Adrian Hopkins reports on Voices for Creative Nonviolence UK's recent conference

On 12 October, Friends Meeting House on Euston Road, London, played host to a conference which aimed to examine the ongoing conflict in Afghanistan and explore practical ways to support the emergence of a nonviolent peace movement in the country.

Participants, including more than 80 peace activists and members of the Afghan diaspora, began by hearing from an Afghan woman who had recently won her asylum claim to stay in the UK. She underlined the importance of education for women and by women in Afghanistan and argued for the more general involvement of women in all sectors of Afghan society. This was followed by a talk from Jonathan Steele, journalist and author of Ghosts of Afghanistan (see review in PN 2552-3). He provided an in-depth analysis of the current situation and related it to the turbulent history of the area, much of it based upon information gathered in his visits to Afghanistan over the last 20 years.

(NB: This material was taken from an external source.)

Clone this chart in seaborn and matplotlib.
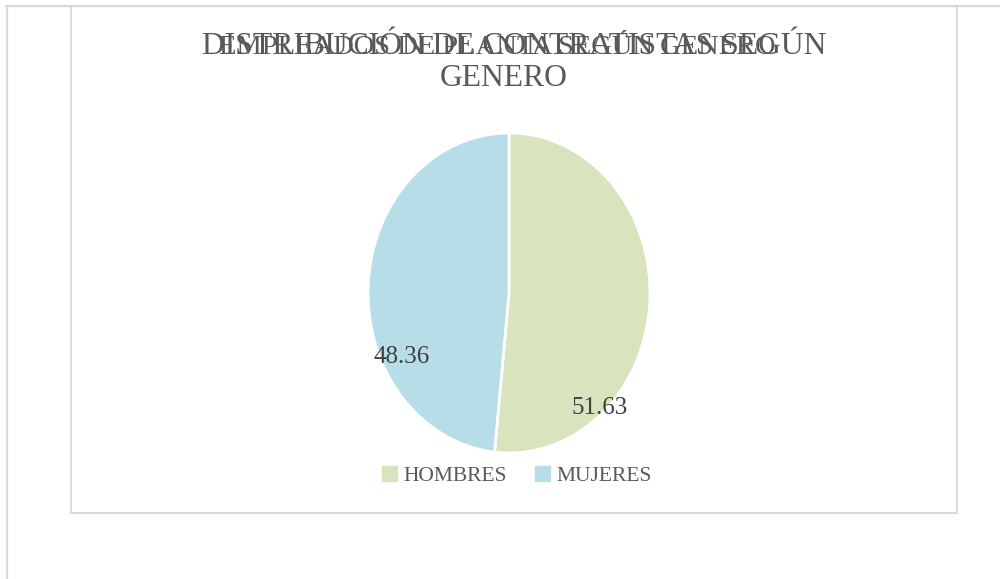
import matplotlib
matplotlib.use("Agg")
import matplotlib.pyplot as plt
from matplotlib.lines import Line2D
from matplotlib.patches import Rectangle
import seaborn as sns

# data
categories = ["HOMBRES", "MUJERES"]
values = [51.63, 48.36]
colors = ["#D7E4BD", "#B7DEE8"]
title_a = "DISTRIBUCIÓN DE CONTRATISTAS SEGÚN\nGENERO"
title_b = "EMPLEADOS DE PLANTA SEGÚN GENERO"

sns.set_theme(style="white")
plt.rcParams["font.family"] = ["Liberation Serif", "DejaVu Serif"]

fig = plt.figure(figsize=(10, 5.79), dpi=100)

# page / chart frames
grey = "#D9D9D9"
fig.add_artist(Line2D([0.006, 1.0], [1 - 6 / 579, 1 - 6 / 579], color=grey, lw=1.6, transform=fig.transFigure))
fig.add_artist(Line2D([0.007, 0.007], [1 - 6 / 579, 0.0], color=grey, lw=1.6, transform=fig.transFigure))
fig.add_artist(Rectangle((0.071, 1 - 513 / 579), 0.957 - 0.071, (513 - 6) / 579,
                         fill=False, edgecolor=grey, lw=1.4, transform=fig.transFigure))

# pie (slightly elliptical like the original)
ax = fig.add_axes([0.3539, 0.190, 0.3102, 0.608])
wedges, _ = ax.pie(values, colors=colors, startangle=90, counterclock=False,
                   wedgeprops=dict(edgecolor="white", linewidth=2))
ax.set_aspect("auto")
ax.set_xlim(-1.1, 1.1)
ax.set_ylim(-1.1, 1.1)
ax.axis("off")

# data labels
label_pos = [(0.64, -0.72), (-0.76, -0.40)]
for v, (x, y) in zip(values, label_pos):
    ax.text(x, y, f"{v:.2f}", ha="center", va="center", fontsize=18, color="#404040")

# overlapping titles (as in the original)
line1, line2 = title_a.split("\n")
fig.text(0.514, 1 - 47 / 579, line1, ha="center", va="center", fontsize=22.8, color="#595959")
fig.text(0.504, 1 - 79 / 579, line2, ha="center", va="center", fontsize=22.8, color="#595959")
fig.text(0.497, 1 - 47 / 579, title_b, ha="center", va="center", fontsize=20.5, color="#595959")

# legend
handles = [Rectangle((0, 0), 1, 1, color=c) for c in colors]
fig.legend(handles, categories, loc="center", bbox_to_anchor=(0.517, 1 - 476 / 579), ncol=2,
           frameon=False, fontsize=15.5, handlelength=0.7, handleheight=0.7, handletextpad=0.3,
           columnspacing=1.3, labelcolor="#595959")

fig.savefig("out.png", dpi=100)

Via Skype and a real-time translation, the room then heard from a group of women in Kabul who are running a sewing cooperative, making duvets for refugees in the city.

Breakaway workshops took place in the afternoon, focussing on themes such as building unity between Afghans living in the UK and the wider peace movement; raising awareness about Afghanistan’s role as a processing centre for ‘extraordinary rendition’; and the expansion of the use of drones in remote warfare and the growing resistance to them in both the UK and elsewhere.

The plenary then turned again to the distance-shrinking technology of Skype to talk to the Afghan Peace Volunteers, a group of mostly young people from diverse ethnic communities living in Kabul who are striving to build a nonviolent peace movement and develop alternative visions for the future of Afghanistan that can truly break from the cycle of violence in which they live.

Participant and workshop leader Aisha Maniar described the conference as a first step in an initiative to ensure that, when foreign troops leave, ‘the plight of the Afghan people does not fall under the radar’. She added that: ‘contrary to media reports, none of the Afghan speakers in London or Kabul mentioned the Taliban as a concern, or at all. Instead, the predominant issues raised by Afghans were the difficult security situation in the country, inter-tribal, inter-ethnic and religious disunity among Afghans and the failure of Afghan rulers to consider the concerns and needs of the Afghan people’.


‘Afghanistan: What next? Supporting Peace & Justice’ was organised by Voices for Creative Non-Violence UK and supported by Afghan Peace Volunteers, UK Catholic Workers, Quaker Peace and Social Witness, London Guantánamo Campaign and the Asian Christian Fellowship.